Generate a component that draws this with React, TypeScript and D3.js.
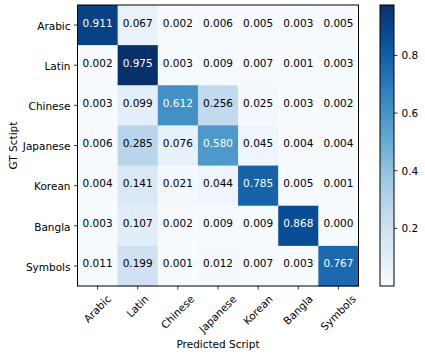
import * as d3 from "d3";
import { useEffect, useRef } from "react";

const scripts = ["Arabic", "Latin", "Chinese", "Japanese", "Korean", "Bangla", "Symbols"];

const arabicRow = [0.911, 0.067, 0.002, 0.006, 0.005, 0.003, 0.005];
const latinRow = [0.002, 0.975, 0.003, 0.009, 0.007, 0.001, 0.003];
const chineseRow = [0.003, 0.099, 0.612, 0.256, 0.025, 0.003, 0.002];
const japaneseRow = [0.006, 0.285, 0.076, 0.58, 0.045, 0.004, 0.004];
const koreanRow = [0.004, 0.141, 0.021, 0.044, 0.785, 0.005, 0.001];
const banglaRow = [0.003, 0.107, 0.002, 0.009, 0.009, 0.868, 0.0];
const symbolsRow = [0.011, 0.199, 0.001, 0.012, 0.007, 0.003, 0.767];

const matrix = [arabicRow, latinRow, chineseRow, japaneseRow, koreanRow, banglaRow, symbolsRow];

const colorbarTicks = [0.2, 0.4, 0.6, 0.8];

const blues = ["#f7fbff", "#deebf7", "#c6dbef", "#9ecae1", "#6baed6", "#4292c6", "#2171b5", "#08519c", "#08306b"];

export default function App() {
  const svgRef = useRef<SVGSVGElement | null>(null);

  useEffect(() => {
    if (!svgRef.current) return;
    const svg = d3.select(svgRef.current);
    svg.selectAll("*").remove();

    const font = "DejaVu Sans";
    const fs = 10.5;
    const left = 77.5;
    const top = 5;
    const size = 281;
    const right = left + size;
    const bottom = top + size;

    const all = matrix.flat();
    const vmin = d3.min(all)!;
    const vmax = d3.max(all)!;
    const thresh = vmax / 2;

    const interp = d3.piecewise(d3.interpolateRgb, blues);
    const color = (v: number) => interp((v - vmin) / (vmax - vmin));

    const x = d3.scaleBand<string>().domain(scripts).range([left, right]);
    const y = d3.scaleBand<string>().domain(scripts).range([top, bottom]);

    const g = svg.append("g").attr("font-family", font).attr("font-size", fs);

    // cells
    matrix.forEach((row, i) => {
      row.forEach((v, j) => {
        g.append("rect")
          .attr("x", x(scripts[j])!)
          .attr("y", y(scripts[i])!)
          .attr("width", x.bandwidth() + 0.5)
          .attr("height", y.bandwidth() + 0.5)
          .attr("fill", color(v));
        g.append("text")
          .attr("x", x(scripts[j])! + x.bandwidth() / 2)
          .attr("y", y(scripts[i])! + y.bandwidth() / 2 + 1.5)
          .attr("text-anchor", "middle")
          .attr("fill", v > thresh ? "#ffffff" : "#000000")
          .text(v.toFixed(3));
      });
    });

    g.append("rect")
      .attr("x", left)
      .attr("y", top)
      .attr("width", size)
      .attr("height", size)
      .attr("fill", "none")
      .attr("stroke", "#000")
      .attr("stroke-width", 1);

    // y ticks
    scripts.forEach((s) => {
      const cy = y(s)! + y.bandwidth() / 2;
      g.append("line")
        .attr("x1", left - 3.5)
        .attr("x2", left)
        .attr("y1", cy)
        .attr("y2", cy)
        .attr("stroke", "#000")
        .attr("stroke-width", 0.8);
      g.append("text")
        .attr("x", left - 7)
        .attr("y", cy + 4.8)
        .attr("text-anchor", "end")
        .attr("fill", "#000")
        .text(s);
    });

    // x ticks, rotated 45, centred on tick
    scripts.forEach((s) => {
      const cx = x(s)! + x.bandwidth() / 2;
      g.append("line")
        .attr("x1", cx)
        .attr("x2", cx)
        .attr("y1", bottom)
        .attr("y2", bottom + 3.5)
        .attr("stroke", "#000")
        .attr("stroke-width", 0.8);
      const t = g
        .append("text")
        .attr("text-anchor", "middle")
        .attr("dy", "0.32em")
        .attr("fill", "#000")
        .text(s);
      const w = (t.node() as SVGTextElement).getComputedTextLength();
      const h = fs * 1.17;
      const W = (w + h) * Math.SQRT1_2;
      t.attr("transform", `translate(${cx},${bottom + 7 + W / 2}) rotate(-45)`);
    });

    // axis labels
    g.append("text")
      .attr("x", (left + right) / 2)
      .attr("y", 348)
      .attr("text-anchor", "middle")
      .text("Predicted Script");

    g.append("text")
      .attr("transform", `translate(17,${(top + bottom) / 2}) rotate(-90)`)
      .attr("text-anchor", "middle")
      .text("GT Sctipt");

    // colorbar
    const cbX = 380;
    const cbW = 14;
    const defs = svg.append("defs");
    const grad = defs
      .append("linearGradient")
      .attr("id", "cb")
      .attr("x1", 0)
      .attr("x2", 0)
      .attr("y1", 1)
      .attr("y2", 0);
    blues.forEach((c, i) => {
      grad
        .append("stop")
        .attr("offset", i / (blues.length - 1))
        .attr("stop-color", c);
    });
    const cy = d3.scaleLinear().domain([vmin, vmax]).range([bottom, top]);
    g.append("rect")
      .attr("x", cbX)
      .attr("y", top)
      .attr("width", cbW)
      .attr("height", size)
      .attr("fill", "url(#cb)")
      .attr("stroke", "#000")
      .attr("stroke-width", 1);
    colorbarTicks.forEach((v) => {
      g.append("line")
        .attr("x1", cbX + cbW)
        .attr("x2", cbX + cbW + 3.5)
        .attr("y1", cy(v))
        .attr("y2", cy(v))
        .attr("stroke", "#000")
        .attr("stroke-width", 0.8);
      g.append("text")
        .attr("x", cbX + cbW + 7.5)
        .attr("y", cy(v) + 3.8)
        .attr("fill", "#000")
        .text(v.toFixed(1));
    });
  }, []);

  return (
    <svg
      ref={svgRef}
      width={425}
      height={360}
      style={{ position: "absolute", left: 0, top: 0, background: "#fff" }}
    />
  );
}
====
* STATED GOAL:
Starting at the first line of the material, output exactly the lines up to and including the one with "0.007, 0.003, 0.767];". Do not include the pictures.

* COMPLETE OUTPUT:
Generate a component that draws this with React, TypeScript and D3.js.
import * as d3 from "d3";
import { useEffect, useRef } from "react";

const scripts = ["Arabic", "Latin", "Chinese", "Japanese", "Korean", "Bangla", "Symbols"];

const arabicRow = [0.911, 0.067, 0.002, 0.006, 0.005, 0.003, 0.005];
const latinRow = [0.002, 0.975, 0.003, 0.009, 0.007, 0.001, 0.003];
const chineseRow = [0.003, 0.099, 0.612, 0.256, 0.025, 0.003, 0.002];
const japaneseRow = [0.006, 0.285, 0.076, 0.58, 0.045, 0.004, 0.004];
const koreanRow = [0.004, 0.141, 0.021, 0.044, 0.785, 0.005, 0.001];
const banglaRow = [0.003, 0.107, 0.002, 0.009, 0.009, 0.868, 0.0];
const symbolsRow = [0.011, 0.199, 0.001, 0.012, 0.007, 0.003, 0.767];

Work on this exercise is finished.